Your goal = Give back exactly the lines from the beginning of the listing below to the line holding "(0,0) rectangle (1721,1213);", both ends included; the pictures stay out.

··· Information supplied

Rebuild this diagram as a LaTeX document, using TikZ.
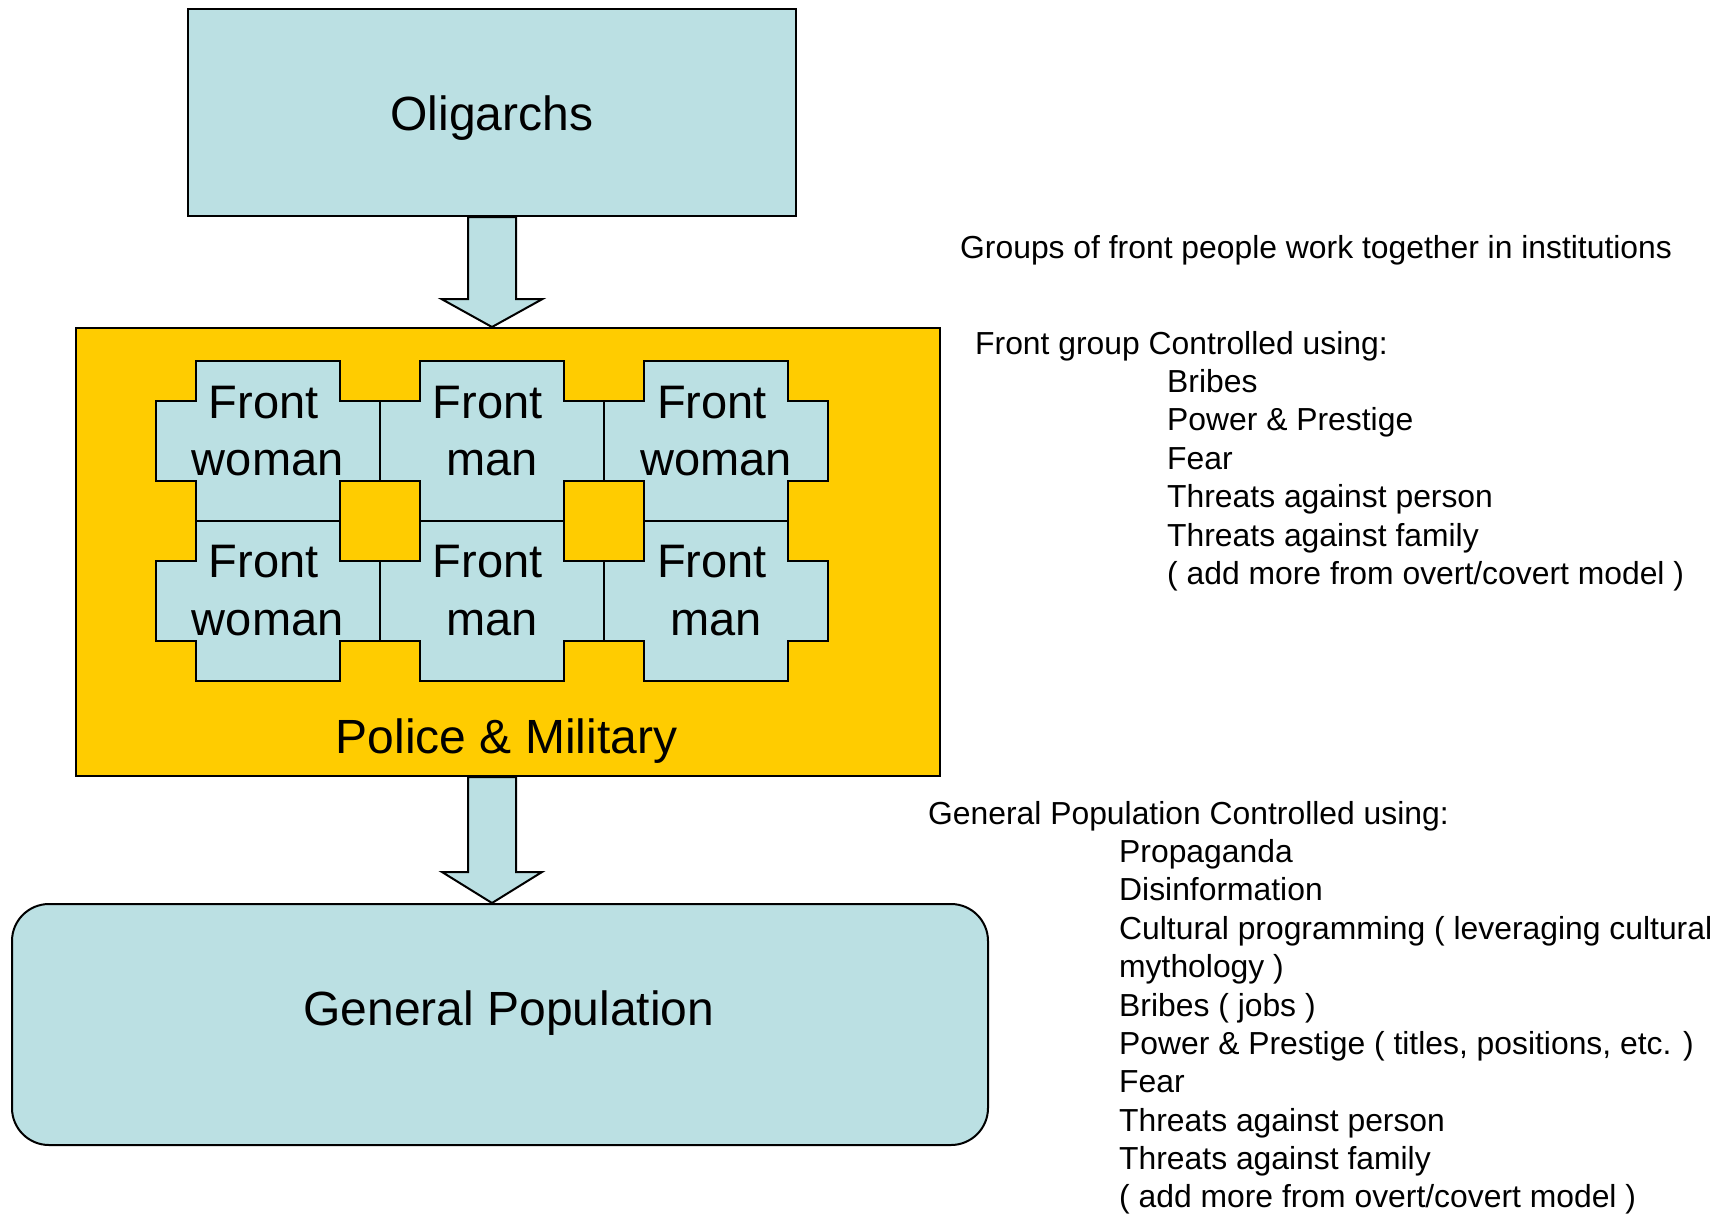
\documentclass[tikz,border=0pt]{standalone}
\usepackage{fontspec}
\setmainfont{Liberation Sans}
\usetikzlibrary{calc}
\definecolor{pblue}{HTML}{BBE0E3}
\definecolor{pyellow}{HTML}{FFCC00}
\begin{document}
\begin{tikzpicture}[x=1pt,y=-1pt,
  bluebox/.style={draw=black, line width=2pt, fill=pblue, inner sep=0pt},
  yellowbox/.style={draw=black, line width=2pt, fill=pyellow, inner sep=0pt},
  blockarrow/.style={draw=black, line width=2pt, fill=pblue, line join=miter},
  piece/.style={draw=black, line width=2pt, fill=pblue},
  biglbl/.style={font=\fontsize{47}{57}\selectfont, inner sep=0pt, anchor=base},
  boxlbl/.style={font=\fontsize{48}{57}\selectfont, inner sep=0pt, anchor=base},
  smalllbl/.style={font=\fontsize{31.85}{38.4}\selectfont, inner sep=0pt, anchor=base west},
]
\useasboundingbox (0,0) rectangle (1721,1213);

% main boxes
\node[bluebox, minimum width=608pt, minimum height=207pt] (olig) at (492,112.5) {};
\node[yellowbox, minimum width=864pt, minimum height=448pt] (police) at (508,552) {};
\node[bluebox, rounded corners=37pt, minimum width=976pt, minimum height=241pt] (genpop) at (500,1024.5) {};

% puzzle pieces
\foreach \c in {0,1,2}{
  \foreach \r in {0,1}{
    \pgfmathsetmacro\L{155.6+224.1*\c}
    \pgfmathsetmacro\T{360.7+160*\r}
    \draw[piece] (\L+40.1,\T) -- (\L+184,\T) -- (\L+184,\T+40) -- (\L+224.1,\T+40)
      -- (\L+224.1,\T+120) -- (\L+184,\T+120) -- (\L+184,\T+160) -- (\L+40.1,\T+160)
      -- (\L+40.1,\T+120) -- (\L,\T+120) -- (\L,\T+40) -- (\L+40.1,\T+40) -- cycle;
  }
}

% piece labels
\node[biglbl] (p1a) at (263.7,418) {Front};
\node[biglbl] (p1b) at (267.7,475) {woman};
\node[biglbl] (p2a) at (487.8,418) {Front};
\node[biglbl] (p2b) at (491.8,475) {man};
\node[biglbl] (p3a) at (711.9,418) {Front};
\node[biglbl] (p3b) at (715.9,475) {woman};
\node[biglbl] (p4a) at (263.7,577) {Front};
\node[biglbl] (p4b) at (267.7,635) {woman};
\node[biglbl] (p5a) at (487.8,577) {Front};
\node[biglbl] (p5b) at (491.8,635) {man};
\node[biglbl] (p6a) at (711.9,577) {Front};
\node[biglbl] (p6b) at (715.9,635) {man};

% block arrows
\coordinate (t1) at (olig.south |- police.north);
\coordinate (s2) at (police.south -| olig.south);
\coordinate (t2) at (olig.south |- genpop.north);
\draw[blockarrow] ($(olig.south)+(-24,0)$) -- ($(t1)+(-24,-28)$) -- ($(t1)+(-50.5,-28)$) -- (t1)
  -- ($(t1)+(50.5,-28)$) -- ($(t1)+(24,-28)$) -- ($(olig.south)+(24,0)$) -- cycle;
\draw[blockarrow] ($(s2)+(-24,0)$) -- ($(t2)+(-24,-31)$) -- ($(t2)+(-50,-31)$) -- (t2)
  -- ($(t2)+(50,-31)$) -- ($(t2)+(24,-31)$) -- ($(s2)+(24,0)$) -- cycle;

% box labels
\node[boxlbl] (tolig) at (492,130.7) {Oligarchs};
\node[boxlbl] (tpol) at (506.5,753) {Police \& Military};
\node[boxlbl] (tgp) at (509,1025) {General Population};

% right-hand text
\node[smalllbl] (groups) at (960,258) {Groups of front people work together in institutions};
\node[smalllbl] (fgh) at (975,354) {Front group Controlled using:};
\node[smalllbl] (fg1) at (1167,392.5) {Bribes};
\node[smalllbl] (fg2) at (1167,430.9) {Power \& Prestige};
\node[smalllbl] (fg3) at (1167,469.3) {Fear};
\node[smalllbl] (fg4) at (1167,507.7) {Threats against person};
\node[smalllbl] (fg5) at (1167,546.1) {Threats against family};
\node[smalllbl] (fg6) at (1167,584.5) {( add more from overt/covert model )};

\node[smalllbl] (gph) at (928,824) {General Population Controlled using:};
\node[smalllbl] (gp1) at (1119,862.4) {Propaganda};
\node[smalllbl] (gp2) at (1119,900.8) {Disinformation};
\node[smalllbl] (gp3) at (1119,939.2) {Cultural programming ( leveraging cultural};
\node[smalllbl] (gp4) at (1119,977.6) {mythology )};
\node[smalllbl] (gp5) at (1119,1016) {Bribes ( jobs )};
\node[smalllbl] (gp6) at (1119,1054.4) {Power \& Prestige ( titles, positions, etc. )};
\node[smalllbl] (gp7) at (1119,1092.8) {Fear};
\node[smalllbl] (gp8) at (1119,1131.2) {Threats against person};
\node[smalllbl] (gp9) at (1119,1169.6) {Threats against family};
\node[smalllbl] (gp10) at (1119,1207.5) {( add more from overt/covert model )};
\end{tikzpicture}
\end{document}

······

Worked answer =
Rebuild this diagram as a LaTeX document, using TikZ.
\documentclass[tikz,border=0pt]{standalone}
\usepackage{fontspec}
\setmainfont{Liberation Sans}
\usetikzlibrary{calc}
\definecolor{pblue}{HTML}{BBE0E3}
\definecolor{pyellow}{HTML}{FFCC00}
\begin{document}
\begin{tikzpicture}[x=1pt,y=-1pt,
  bluebox/.style={draw=black, line width=2pt, fill=pblue, inner sep=0pt},
  yellowbox/.style={draw=black, line width=2pt, fill=pyellow, inner sep=0pt},
  blockarrow/.style={draw=black, line width=2pt, fill=pblue, line join=miter},
  piece/.style={draw=black, line width=2pt, fill=pblue},
  biglbl/.style={font=\fontsize{47}{57}\selectfont, inner sep=0pt, anchor=base},
  boxlbl/.style={font=\fontsize{48}{57}\selectfont, inner sep=0pt, anchor=base},
  smalllbl/.style={font=\fontsize{31.85}{38.4}\selectfont, inner sep=0pt, anchor=base west},
]
\useasboundingbox (0,0) rectangle (1721,1213);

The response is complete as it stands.